A: It can, if designed poorly. The key is where the upgrade authority lies. If it's held by a single developer's private key, it's centralized. If it's governed by a decentralized DAO using a timelock, the power is distributed. The technology enables both; the governance model determines the decentralization.

Q: What happens to my funds during an upgrade?
A> In a well-designed proxy system, your funds (stored in the proxy) are unaffected. The upgrade changes the logic contract address the proxy points to. Your token balance, stored in the proxy's storage, remains intact. Always verify project communications, but for standard upgrades, no user action is required.

Q: How can I, as a user, verify an upgrade is safe?
A> 1) Check the official project channels for audit reports and code diffs. 2) See if a reputable security firm conducted the audit. 3) Monitor the timelock contract on Etherscan—you can see the pending upgrade transaction. 4) Participate in or review the governance forum discussions.

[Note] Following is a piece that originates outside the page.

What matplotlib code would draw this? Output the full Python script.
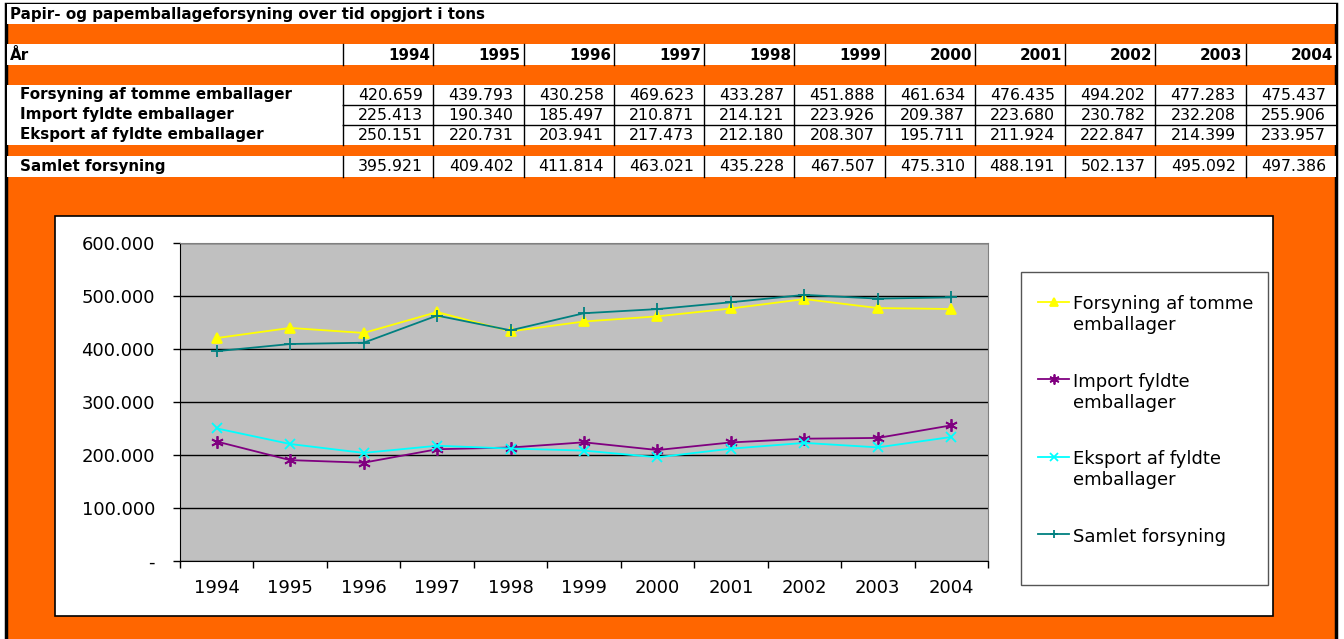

Your due diligence is part of the ecosystem's security.

Q: What's the difference between a hard fork and a smart contract upgrade?
A> A hard fork is a change to the underlying blockchain protocol rules, requiring all node operators to update their software (e.g., Ethereum's Merge). A smart contract upgrade changes the rules of a single application on that blockchain. The former is a network-wide change; the latter is application-specific.

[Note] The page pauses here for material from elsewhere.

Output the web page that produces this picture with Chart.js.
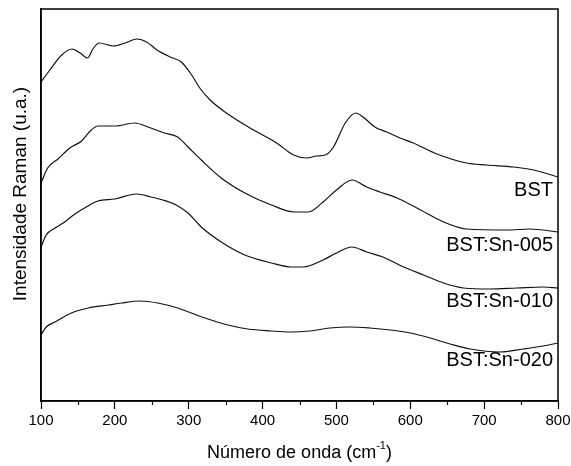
<!DOCTYPE html>
<html>
<head>
<meta charset="utf-8">
<script src="https://cdn.jsdelivr.net/npm/chart.js@4/dist/chart.umd.min.js"></script>
<style>
  body { margin: 0; background: #fff; }
  #wrap { width: 571px; height: 466px; }
</style>
</head>
<body>
<div id="wrap"><canvas id="raman"></canvas></div>
<script>
// Raman spectra, offset vertically (arbitrary units)
const bstX = [100,112,128,142,153,163,171,179,198,214,230,243,257,275,290,304,315,329,351,383,419,442,460,473,485,496,512,526,536,552,568,586,604,636,676,703,740,767,800];
const bstY = [319,331,346,352,348,343,353,358,355,358,362,359,351,344,339,326,313,301,288,273,258,246,243,245,246,254,278,288,284,274,269,263,258,247,238,236,234,231,224];

const sn005X = [100,109,123,139,155,168,177,200,227,245,267,285,299,317,344,376,412,443,462,482,500,521,541,559,582,609,645,676,731,762,800];
const sn005Y = [218,233,242,253,260,271,275,275,278,274,268,264,254,241,223,208,196,189,189,199,211,221,214,209,203,193,179,172,171,172,169];

const sn010X = [100,107,119,130,146,159,177,200,229,249,265,283,299,317,344,376,412,439,455,482,500,521,541,563,591,618,645,672,708,744,780,800];
const sn010Y = [154,166,173,178,187,193,200,202,207,204,201,196,188,174,159,146,138,134,134,141,148,154,149,144,134,126,118,113,112,113,114,113];

const sn020X = [100,107,119,141,164,191,209,234,258,285,322,353,380,412,437,464,491,518,545,573,600,627,654,681,721,753,780,800];
const sn020Y = [66,74,79,88,93,96,98,100,98,93,83,76,72,70,69,70,73,74,73,71,68,63,57,52,49,52,55,58];

const seriesNames = ['BST', 'BST:Sn-005', 'BST:Sn-010', 'BST:Sn-020'];
const labelY = [211, 156, 100, 41];
const xTickLabels = [100, 200, 300, 400, 500, 600, 700, 800];

function toPoints(xs, ys) {
  return xs.map((x, i) => ({ x: x, y: ys[i] }));
}

const allX = [bstX, sn005X, sn010X, sn020X];
const allY = [bstY, sn005Y, sn010Y, sn020Y];

const datasets = seriesNames.map((name, i) => ({
  label: name,
  data: toPoints(allX[i], allY[i]),
  borderColor: '#111',
  borderWidth: 1.2,
  pointRadius: 0,
  fill: false,
  cubicInterpolationMode: 'monotone'
}));

const framePlugin = {
  id: 'frame',
  afterDraw(chart) {
    const ctx = chart.ctx;
    const a = chart.chartArea;
    const xs = chart.scales.x;
    const ys = chart.scales.y;
    ctx.save();
    ctx.strokeStyle = '#000';
    ctx.lineWidth = 1.5;
    ctx.strokeRect(a.left, a.top, a.right - a.left, a.bottom - a.top);

    // minor ticks
    ctx.lineWidth = 1.2;
    for (let v = 150; v < 800; v += 100) {
      const px = Math.round(xs.getPixelForValue(v)) + 0.5;
      ctx.beginPath();
      ctx.moveTo(px, a.bottom);
      ctx.lineTo(px, a.bottom + 4);
      ctx.stroke();
    }

    // series labels
    ctx.fillStyle = '#000';
    ctx.font = '20px "Liberation Sans", Arial, sans-serif';
    ctx.textAlign = 'right';
    ctx.textBaseline = 'middle';
    seriesNames.forEach((name, i) => {
      ctx.fillText(name, a.right - 5, ys.getPixelForValue(labelY[i]));
    });

    // y title
    ctx.font = '19px "Liberation Sans", Arial, sans-serif';
    ctx.textAlign = 'center';
    ctx.translate(21, 194);
    ctx.rotate(-Math.PI / 2);
    ctx.fillText('Intensidade Raman (u.a.)', 0, 0);
    ctx.setTransform(1, 0, 0, 1, 0, 0);

    // x title with superscript
    const main = 'Número de onda (cm';
    const sup = '-1';
    const tail = ')';
    ctx.font = '18px "Liberation Sans", Arial, sans-serif';
    const wMain = ctx.measureText(main).width;
    const wTail = ctx.measureText(tail).width;
    ctx.font = '11px "Liberation Sans", Arial, sans-serif';
    const wSup = ctx.measureText(sup).width;
    let x0 = (a.left + a.right) / 2 - (wMain + wSup + wTail) / 2;
    const yT = 453;
    ctx.textAlign = 'left';
    ctx.font = '18px "Liberation Sans", Arial, sans-serif';
    ctx.fillText(main, x0, yT);
    ctx.font = '11px "Liberation Sans", Arial, sans-serif';
    ctx.fillText(sup, x0 + wMain, yT - 7);
    ctx.font = '18px "Liberation Sans", Arial, sans-serif';
    ctx.fillText(tail, x0 + wMain + wSup, yT);
    ctx.restore();
  }
};

new Chart(document.getElementById('raman').getContext('2d'), {
  type: 'line',
  data: { datasets: datasets },
  options: {
    responsive: true,
    maintainAspectRatio: false,
    animation: false,
    layout: { padding: { left: 0, right: 13, top: 9, bottom: 0 } },
    plugins: {
      legend: { display: false },
      tooltip: { enabled: false }
    },
    scales: {
      x: {
        type: 'linear',
        min: 100,
        max: 800,
        afterFit(scale) {
          scale.height = 65;
          scale.paddingLeft = 0;
          scale.paddingRight = 0;
        },
        afterBuildTicks(scale) {
          scale.ticks = xTickLabels.map(v => ({ value: v }));
        },
        ticks: {
          autoSkip: false,
          maxRotation: 0,
          padding: 3,
          color: '#000',
          font: { family: '"Liberation Sans", Arial, sans-serif', size: 15 }
        },
        grid: {
          drawOnChartArea: false,
          drawTicks: true,
          tickLength: 8,
          tickWidth: 1.2,
          tickColor: '#000'
        },
        border: { display: true, color: '#000', width: 1.5 }
      },
      y: {
        type: 'linear',
        min: 0,
        max: 392,
        afterFit(scale) { scale.width = 41; },
        ticks: { display: false },
        grid: { display: false },
        border: { display: true, color: '#000', width: 1.5 }
      }
    }
  },
  plugins: [framePlugin]
});
</script>
</body>
</html>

Q: Are there any smart contracts that should never be upgradeable?
A> Yes. Highly trust-sensitive contracts, like the one holding the canonical list of token addresses for a major bridge, or the core settlement contract for a non-custodial wallet, often opt for extreme immutability after rigorous auditing. The benefit of absolute finality can outweigh the need for adaptability in these specific, foundational cases.

Conclusion

Mastering protocol evolution is not about choosing between immutability and change, but about engineering a system where change can happen securely and legitimately. It requires a triad of robust technical architecture (like the Proxy or Diamond pattern), resilient and transparent governance (with timelocks and multisigs), and unwavering commitment to communication. As a builder or governor, your goal is to create a living system that can learn, adapt, and improve—without ever betraying the trust of its users. Start by auditing your own project's upgrade readiness. Does it have a clear governance process? Is there a timelock? The journey to a future-proof protocol begins with asking these questions today.